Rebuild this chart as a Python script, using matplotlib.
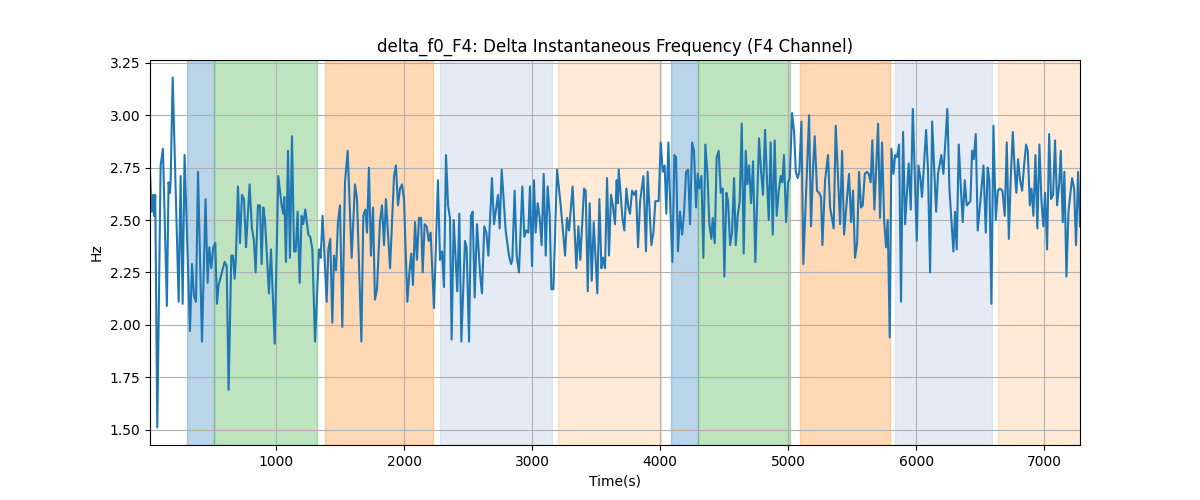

● ● ●

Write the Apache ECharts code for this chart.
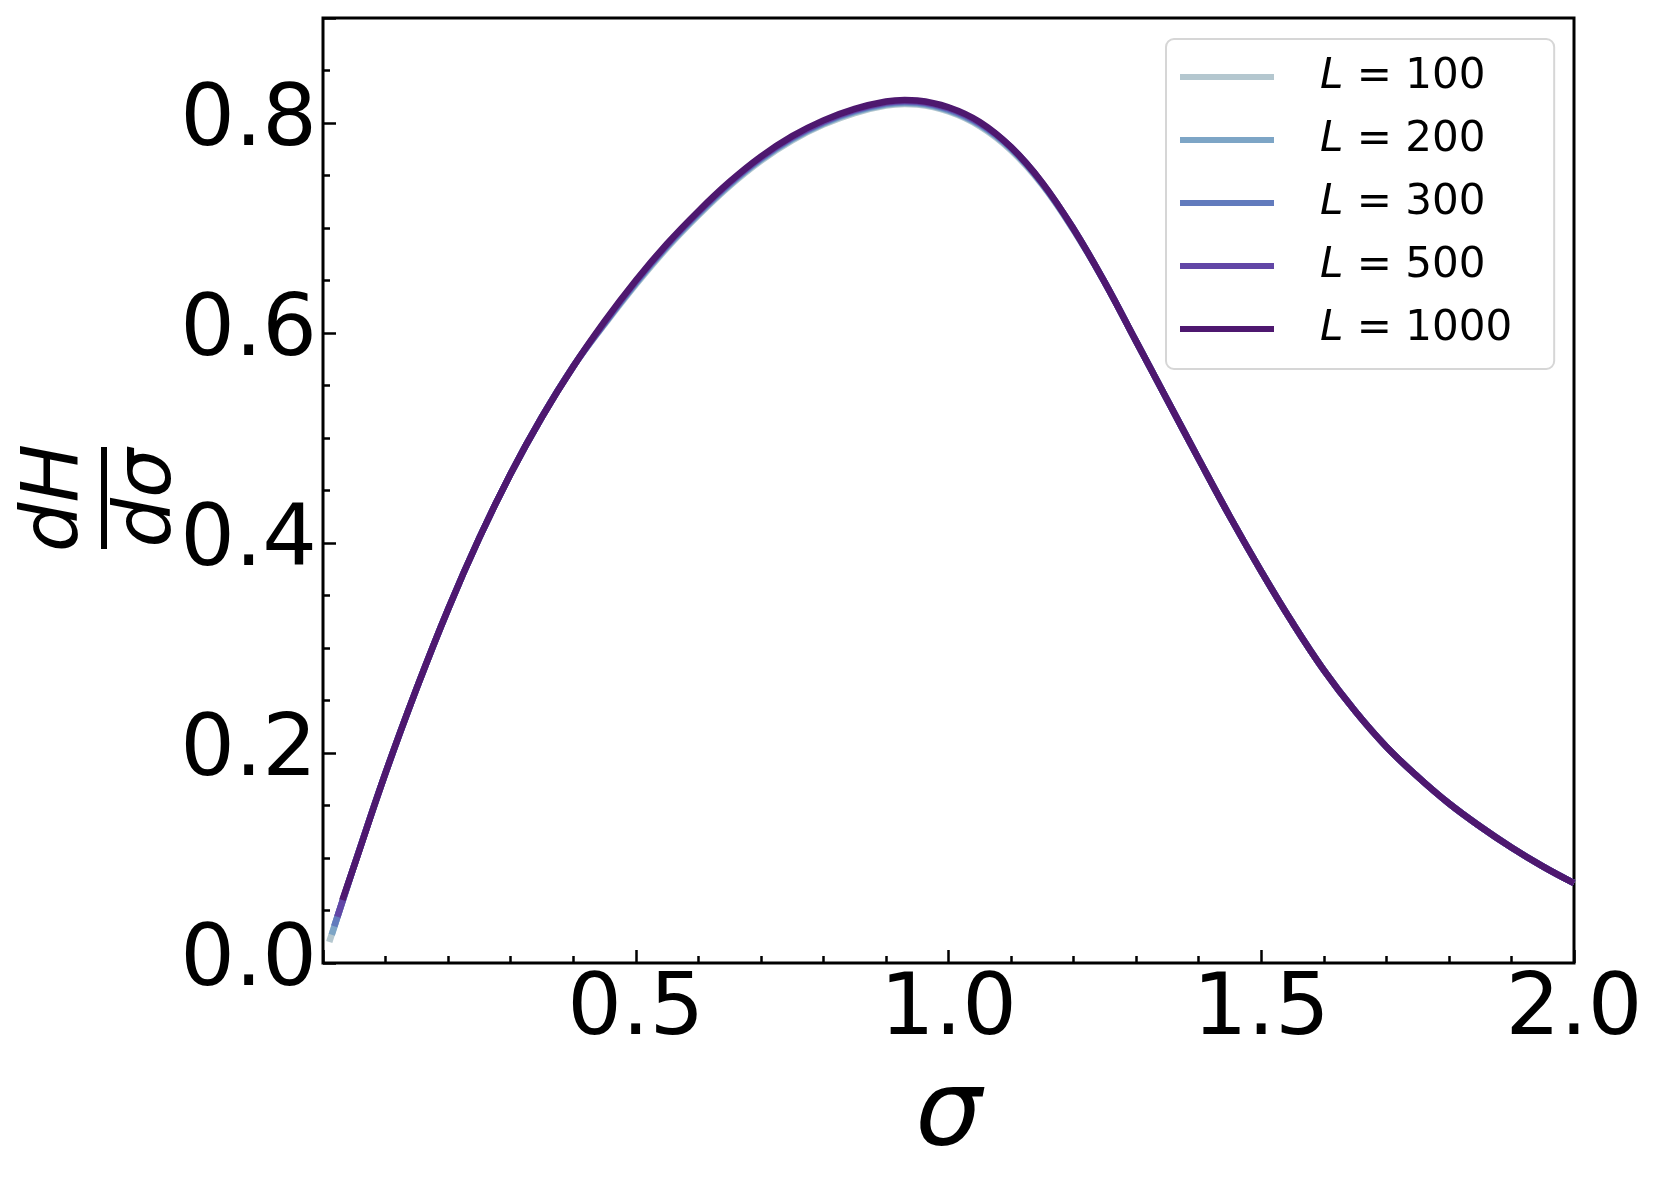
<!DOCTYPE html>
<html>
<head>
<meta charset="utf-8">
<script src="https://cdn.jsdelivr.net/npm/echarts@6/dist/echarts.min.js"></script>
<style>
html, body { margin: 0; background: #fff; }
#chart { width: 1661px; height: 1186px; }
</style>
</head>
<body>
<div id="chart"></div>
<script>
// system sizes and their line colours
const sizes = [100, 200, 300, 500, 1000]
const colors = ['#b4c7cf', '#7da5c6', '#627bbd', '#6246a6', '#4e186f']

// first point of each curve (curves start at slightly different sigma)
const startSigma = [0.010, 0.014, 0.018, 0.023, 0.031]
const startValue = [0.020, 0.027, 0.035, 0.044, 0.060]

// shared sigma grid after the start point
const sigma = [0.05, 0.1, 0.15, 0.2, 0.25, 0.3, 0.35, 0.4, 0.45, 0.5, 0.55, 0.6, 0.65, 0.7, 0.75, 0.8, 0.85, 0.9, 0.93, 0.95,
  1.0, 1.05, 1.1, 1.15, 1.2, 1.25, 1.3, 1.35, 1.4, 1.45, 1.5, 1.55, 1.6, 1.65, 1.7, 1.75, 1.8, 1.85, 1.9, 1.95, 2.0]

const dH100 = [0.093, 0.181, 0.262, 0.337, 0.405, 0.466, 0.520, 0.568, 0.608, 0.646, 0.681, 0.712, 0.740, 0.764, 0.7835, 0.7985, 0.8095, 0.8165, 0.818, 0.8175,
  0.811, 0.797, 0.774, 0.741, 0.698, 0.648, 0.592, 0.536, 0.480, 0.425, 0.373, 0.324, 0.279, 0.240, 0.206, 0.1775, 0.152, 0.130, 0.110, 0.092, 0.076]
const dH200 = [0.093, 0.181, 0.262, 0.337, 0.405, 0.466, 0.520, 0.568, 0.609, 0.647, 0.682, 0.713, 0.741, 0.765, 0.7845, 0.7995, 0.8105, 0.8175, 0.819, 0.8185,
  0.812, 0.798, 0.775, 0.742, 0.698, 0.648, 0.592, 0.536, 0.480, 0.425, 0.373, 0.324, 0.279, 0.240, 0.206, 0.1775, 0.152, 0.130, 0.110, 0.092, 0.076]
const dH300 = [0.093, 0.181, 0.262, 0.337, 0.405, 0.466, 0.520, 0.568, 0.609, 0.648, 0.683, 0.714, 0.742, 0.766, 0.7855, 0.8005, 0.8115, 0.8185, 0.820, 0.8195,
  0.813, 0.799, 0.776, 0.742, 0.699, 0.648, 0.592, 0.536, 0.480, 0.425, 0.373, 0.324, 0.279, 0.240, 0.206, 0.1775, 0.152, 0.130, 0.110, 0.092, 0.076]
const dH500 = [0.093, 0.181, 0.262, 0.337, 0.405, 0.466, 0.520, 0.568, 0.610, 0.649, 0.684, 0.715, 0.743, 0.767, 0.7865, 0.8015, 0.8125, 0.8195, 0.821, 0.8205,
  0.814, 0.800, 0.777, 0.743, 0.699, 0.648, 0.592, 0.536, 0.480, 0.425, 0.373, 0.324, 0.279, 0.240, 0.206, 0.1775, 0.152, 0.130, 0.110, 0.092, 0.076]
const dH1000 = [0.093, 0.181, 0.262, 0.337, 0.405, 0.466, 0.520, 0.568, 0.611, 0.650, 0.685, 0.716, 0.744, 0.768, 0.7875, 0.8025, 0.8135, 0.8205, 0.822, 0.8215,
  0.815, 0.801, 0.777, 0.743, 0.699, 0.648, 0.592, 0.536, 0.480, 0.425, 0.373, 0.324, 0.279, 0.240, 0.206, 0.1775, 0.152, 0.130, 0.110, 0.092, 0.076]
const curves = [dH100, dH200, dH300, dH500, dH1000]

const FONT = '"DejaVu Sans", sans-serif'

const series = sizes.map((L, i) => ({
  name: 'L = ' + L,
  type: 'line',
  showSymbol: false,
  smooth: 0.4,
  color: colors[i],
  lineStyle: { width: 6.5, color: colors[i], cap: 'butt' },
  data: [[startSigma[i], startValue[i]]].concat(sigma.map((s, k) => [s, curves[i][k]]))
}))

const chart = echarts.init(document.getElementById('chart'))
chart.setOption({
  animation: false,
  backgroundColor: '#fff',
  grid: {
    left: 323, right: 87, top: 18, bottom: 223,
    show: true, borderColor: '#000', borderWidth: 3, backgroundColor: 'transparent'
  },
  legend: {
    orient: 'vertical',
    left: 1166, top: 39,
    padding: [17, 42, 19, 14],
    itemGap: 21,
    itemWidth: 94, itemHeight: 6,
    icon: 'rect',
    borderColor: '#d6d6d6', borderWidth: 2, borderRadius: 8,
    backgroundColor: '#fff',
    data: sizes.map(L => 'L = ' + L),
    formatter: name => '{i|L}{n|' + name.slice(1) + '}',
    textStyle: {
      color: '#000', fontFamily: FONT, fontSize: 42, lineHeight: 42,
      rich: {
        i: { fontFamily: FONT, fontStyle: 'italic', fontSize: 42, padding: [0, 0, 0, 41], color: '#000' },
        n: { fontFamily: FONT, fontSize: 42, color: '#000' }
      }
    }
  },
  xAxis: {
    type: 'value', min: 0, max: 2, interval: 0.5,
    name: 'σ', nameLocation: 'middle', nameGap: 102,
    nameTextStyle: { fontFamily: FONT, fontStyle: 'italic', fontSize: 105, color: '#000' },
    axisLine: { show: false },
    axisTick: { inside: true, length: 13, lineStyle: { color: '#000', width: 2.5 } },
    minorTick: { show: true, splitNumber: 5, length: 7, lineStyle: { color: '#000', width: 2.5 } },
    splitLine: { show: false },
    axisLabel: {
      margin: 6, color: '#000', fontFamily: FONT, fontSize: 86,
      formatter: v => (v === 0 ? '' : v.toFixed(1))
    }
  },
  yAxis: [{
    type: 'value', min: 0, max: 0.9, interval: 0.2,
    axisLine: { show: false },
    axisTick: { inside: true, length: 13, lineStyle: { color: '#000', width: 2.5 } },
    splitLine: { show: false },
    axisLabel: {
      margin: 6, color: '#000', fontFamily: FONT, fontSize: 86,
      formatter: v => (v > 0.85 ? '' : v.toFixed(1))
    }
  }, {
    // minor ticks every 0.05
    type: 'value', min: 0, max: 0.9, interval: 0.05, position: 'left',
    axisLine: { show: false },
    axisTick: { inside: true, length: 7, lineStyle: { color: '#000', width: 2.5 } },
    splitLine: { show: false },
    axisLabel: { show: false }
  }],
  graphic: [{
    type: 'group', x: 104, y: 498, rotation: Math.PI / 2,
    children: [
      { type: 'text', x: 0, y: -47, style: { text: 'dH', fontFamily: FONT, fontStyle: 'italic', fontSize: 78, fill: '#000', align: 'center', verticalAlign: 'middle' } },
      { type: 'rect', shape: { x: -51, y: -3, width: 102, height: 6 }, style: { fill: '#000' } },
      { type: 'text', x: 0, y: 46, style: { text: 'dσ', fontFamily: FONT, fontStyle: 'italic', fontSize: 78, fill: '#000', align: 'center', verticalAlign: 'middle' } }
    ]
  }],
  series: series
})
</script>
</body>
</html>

● ● ●

§ Written request: Lines from the one with "Write the Apache ECharts code for this chart." through the one with "1.9, 1.95, 2.0]" are the only ones to quote. Quote them exactly and leave out pictures.

§ Output of the exercise:
Write the Apache ECharts code for this chart.
<!DOCTYPE html>
<html>
<head>
<meta charset="utf-8">
<script src="https://cdn.jsdelivr.net/npm/echarts@6/dist/echarts.min.js"></script>
<style>
html, body { margin: 0; background: #fff; }
#chart { width: 1661px; height: 1186px; }
</style>
</head>
<body>
<div id="chart"></div>
<script>
// system sizes and their line colours
const sizes = [100, 200, 300, 500, 1000]
const colors = ['#b4c7cf', '#7da5c6', '#627bbd', '#6246a6', '#4e186f']

// first point of each curve (curves start at slightly different sigma)
const startSigma = [0.010, 0.014, 0.018, 0.023, 0.031]
const startValue = [0.020, 0.027, 0.035, 0.044, 0.060]

// shared sigma grid after the start point
const sigma = [0.05, 0.1, 0.15, 0.2, 0.25, 0.3, 0.35, 0.4, 0.45, 0.5, 0.55, 0.6, 0.65, 0.7, 0.75, 0.8, 0.85, 0.9, 0.93, 0.95,
  1.0, 1.05, 1.1, 1.15, 1.2, 1.25, 1.3, 1.35, 1.4, 1.45, 1.5, 1.55, 1.6, 1.65, 1.7, 1.75, 1.8, 1.85, 1.9, 1.95, 2.0]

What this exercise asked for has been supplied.